Im Angesicht der sowjetrussischen Bedrohung 1945 hatte Japan kapituliert. Die Allmacht des Tenno Hirohito, des gottgleichen Herrschers auf dem Chrysanthementhron, war gebrochen, denn ihm wurde jede militärische Befugnis entzogen. Eine neue Verfassung wurde unter dem US-Kommandanten General Douglas MacArthur für Japan ausgearbeitet, die für die Nation eine defensive außenpolitische Haltung vorsah - diese steht allerdings derzeit auf dem Prüfstand. Abes konservative Regierung macht kein Hehl daraus, dass sie sich vom verfassungsrechtlich festgelegten Pazifismus verabschieden will, der lediglich ein militärisches Einschreiten bei einer Verletzung der territorialen Einheit des Inselstaates ermöglicht.
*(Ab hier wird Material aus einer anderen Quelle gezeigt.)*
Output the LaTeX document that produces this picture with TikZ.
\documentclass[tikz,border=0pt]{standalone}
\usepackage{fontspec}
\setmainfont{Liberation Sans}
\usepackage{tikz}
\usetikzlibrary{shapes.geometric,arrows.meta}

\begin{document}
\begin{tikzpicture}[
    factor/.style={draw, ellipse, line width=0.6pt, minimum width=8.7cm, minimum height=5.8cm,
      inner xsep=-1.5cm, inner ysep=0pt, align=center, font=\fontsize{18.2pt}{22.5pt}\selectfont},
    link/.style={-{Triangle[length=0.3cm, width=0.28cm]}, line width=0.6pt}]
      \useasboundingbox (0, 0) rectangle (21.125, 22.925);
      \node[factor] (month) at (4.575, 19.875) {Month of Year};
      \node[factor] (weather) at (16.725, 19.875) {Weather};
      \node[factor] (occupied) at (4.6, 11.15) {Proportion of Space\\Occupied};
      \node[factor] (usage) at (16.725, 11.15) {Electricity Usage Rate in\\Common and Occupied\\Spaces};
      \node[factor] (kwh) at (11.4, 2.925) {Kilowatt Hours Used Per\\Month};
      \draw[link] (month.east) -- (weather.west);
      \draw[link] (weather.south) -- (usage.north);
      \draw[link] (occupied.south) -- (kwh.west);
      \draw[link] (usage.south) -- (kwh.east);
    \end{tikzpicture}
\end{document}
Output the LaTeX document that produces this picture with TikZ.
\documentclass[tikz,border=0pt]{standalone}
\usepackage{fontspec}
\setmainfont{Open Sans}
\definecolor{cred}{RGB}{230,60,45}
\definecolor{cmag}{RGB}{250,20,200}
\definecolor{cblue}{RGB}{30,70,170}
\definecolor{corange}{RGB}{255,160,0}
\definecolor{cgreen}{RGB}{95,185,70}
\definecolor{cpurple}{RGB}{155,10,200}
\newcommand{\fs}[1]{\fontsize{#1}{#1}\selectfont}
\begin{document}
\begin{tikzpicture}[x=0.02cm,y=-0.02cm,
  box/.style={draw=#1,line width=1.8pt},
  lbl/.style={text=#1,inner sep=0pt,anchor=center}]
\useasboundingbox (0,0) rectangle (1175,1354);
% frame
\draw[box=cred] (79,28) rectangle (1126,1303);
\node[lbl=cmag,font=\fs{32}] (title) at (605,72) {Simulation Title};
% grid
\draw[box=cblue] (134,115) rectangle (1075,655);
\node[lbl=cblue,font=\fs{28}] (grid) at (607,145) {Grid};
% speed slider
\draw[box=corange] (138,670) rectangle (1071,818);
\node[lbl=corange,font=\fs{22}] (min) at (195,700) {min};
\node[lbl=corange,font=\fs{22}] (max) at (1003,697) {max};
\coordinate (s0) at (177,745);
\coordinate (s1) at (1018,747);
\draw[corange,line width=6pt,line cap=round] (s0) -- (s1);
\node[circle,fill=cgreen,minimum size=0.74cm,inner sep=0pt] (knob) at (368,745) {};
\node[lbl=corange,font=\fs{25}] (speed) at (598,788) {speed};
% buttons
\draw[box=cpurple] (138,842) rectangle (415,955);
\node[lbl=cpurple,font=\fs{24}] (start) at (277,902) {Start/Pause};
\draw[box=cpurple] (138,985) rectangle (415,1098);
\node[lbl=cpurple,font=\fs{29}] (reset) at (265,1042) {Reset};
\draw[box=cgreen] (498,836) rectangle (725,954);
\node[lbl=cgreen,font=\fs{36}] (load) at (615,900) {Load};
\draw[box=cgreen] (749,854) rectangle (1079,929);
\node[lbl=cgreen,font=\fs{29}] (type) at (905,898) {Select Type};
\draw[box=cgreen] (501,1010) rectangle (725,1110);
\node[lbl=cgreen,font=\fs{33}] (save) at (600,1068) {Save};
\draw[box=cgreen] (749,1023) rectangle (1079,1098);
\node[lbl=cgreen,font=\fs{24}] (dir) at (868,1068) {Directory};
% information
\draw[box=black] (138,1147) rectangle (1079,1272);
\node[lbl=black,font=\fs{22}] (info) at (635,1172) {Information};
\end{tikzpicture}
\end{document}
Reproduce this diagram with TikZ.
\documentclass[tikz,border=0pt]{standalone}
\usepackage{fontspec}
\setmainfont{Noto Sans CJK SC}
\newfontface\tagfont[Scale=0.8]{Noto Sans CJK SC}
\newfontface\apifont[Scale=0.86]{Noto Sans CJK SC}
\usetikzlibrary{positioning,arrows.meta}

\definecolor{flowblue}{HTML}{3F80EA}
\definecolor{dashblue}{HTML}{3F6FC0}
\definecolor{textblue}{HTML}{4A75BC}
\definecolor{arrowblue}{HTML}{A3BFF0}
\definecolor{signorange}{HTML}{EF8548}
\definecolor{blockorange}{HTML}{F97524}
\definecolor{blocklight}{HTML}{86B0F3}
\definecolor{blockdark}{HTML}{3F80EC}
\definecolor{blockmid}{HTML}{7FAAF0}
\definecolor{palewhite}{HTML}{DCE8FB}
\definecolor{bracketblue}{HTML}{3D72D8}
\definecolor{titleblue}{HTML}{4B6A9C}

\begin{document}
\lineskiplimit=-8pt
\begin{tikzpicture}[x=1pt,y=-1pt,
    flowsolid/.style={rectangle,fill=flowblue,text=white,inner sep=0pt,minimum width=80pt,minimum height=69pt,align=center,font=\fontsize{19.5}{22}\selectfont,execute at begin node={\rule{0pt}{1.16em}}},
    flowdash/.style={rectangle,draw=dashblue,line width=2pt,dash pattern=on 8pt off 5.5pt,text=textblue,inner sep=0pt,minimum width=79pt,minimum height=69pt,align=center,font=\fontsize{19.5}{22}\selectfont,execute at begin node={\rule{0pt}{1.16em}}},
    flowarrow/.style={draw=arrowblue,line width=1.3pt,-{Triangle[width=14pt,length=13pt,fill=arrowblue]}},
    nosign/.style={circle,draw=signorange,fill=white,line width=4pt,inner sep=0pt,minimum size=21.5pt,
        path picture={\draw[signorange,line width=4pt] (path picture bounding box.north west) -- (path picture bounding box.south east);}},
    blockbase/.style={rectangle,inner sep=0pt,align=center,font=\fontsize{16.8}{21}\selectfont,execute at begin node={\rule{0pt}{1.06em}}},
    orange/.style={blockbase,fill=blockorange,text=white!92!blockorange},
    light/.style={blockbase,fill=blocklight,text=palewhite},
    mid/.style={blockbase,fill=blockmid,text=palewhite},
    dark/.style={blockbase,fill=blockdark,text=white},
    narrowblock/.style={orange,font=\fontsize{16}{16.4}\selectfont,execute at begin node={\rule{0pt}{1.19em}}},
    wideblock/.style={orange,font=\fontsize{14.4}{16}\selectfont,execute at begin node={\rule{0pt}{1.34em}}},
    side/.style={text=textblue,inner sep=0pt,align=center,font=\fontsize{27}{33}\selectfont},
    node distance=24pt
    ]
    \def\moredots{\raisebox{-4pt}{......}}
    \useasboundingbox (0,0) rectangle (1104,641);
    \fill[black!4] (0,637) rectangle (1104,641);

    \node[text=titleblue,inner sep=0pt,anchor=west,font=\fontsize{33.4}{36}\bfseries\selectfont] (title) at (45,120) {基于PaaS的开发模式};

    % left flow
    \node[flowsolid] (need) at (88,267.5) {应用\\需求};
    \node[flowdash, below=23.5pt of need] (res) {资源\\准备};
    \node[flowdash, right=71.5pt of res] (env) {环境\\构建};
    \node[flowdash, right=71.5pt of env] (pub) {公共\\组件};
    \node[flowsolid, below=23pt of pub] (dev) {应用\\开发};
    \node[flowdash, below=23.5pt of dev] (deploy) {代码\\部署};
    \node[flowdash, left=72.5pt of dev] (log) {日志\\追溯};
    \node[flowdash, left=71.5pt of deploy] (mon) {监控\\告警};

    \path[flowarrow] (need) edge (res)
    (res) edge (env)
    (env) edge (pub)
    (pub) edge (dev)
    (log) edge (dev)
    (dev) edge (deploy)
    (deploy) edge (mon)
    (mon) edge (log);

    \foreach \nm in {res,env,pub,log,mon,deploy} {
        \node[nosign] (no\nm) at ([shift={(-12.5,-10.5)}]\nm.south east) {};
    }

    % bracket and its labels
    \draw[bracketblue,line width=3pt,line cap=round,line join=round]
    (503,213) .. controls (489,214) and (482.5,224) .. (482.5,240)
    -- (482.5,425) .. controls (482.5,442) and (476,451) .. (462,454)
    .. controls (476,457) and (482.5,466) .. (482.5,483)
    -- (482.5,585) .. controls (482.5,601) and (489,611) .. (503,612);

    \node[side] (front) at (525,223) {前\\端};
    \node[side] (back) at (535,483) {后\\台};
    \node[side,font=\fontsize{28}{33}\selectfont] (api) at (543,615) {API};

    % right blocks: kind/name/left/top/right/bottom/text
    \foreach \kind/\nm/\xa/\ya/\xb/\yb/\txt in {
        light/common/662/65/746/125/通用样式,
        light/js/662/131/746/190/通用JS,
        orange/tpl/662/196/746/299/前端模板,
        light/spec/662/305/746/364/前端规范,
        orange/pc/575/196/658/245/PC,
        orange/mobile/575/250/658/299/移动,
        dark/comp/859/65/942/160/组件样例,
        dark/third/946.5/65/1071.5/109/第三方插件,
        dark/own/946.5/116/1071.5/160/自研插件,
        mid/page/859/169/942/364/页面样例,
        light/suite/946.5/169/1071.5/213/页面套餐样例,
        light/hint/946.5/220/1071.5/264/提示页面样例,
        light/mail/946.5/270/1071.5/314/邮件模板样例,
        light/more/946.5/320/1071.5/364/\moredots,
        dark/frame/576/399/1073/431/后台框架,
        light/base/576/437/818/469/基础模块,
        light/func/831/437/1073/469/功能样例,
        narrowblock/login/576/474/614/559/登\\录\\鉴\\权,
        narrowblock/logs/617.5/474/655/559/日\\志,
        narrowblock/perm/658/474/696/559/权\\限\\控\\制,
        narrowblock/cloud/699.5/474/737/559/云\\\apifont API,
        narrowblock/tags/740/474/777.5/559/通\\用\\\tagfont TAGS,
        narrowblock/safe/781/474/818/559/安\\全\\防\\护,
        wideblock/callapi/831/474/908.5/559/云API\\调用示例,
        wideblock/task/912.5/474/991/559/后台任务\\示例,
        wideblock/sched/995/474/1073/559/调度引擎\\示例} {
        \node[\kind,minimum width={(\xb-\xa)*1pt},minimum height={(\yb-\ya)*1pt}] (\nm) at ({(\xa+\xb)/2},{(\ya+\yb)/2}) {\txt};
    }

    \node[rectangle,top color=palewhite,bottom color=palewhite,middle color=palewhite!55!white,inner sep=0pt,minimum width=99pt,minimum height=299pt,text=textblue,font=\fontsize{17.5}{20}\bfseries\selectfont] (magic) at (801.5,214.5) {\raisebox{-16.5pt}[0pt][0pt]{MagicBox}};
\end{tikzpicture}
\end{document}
Ein proaktiveres Vorgehen Japans kommt den USA momentan durchaus entgegen. Schon im April 2014 habe Abes Regierung ein strenges Waffenexportgesetz, das ein halbes Jahrhundert gegolten hatte, abgeändert, berichtete die "Asia Times". Im internationalen Krieg gegen den Terror können die USA aber nur bedingt auf die Unterstützung des Inselstaates zählen, denn Japan benötigt seine Streitkräfte wohl eher für die Sicherung der eigenen Grenzen. Regionale Konflikte über Besitzansprüche auf verschiedene Inseln im Japanischen und Ostchinesischen Meer könnten nämlich ohne weiteres rasch eskalieren.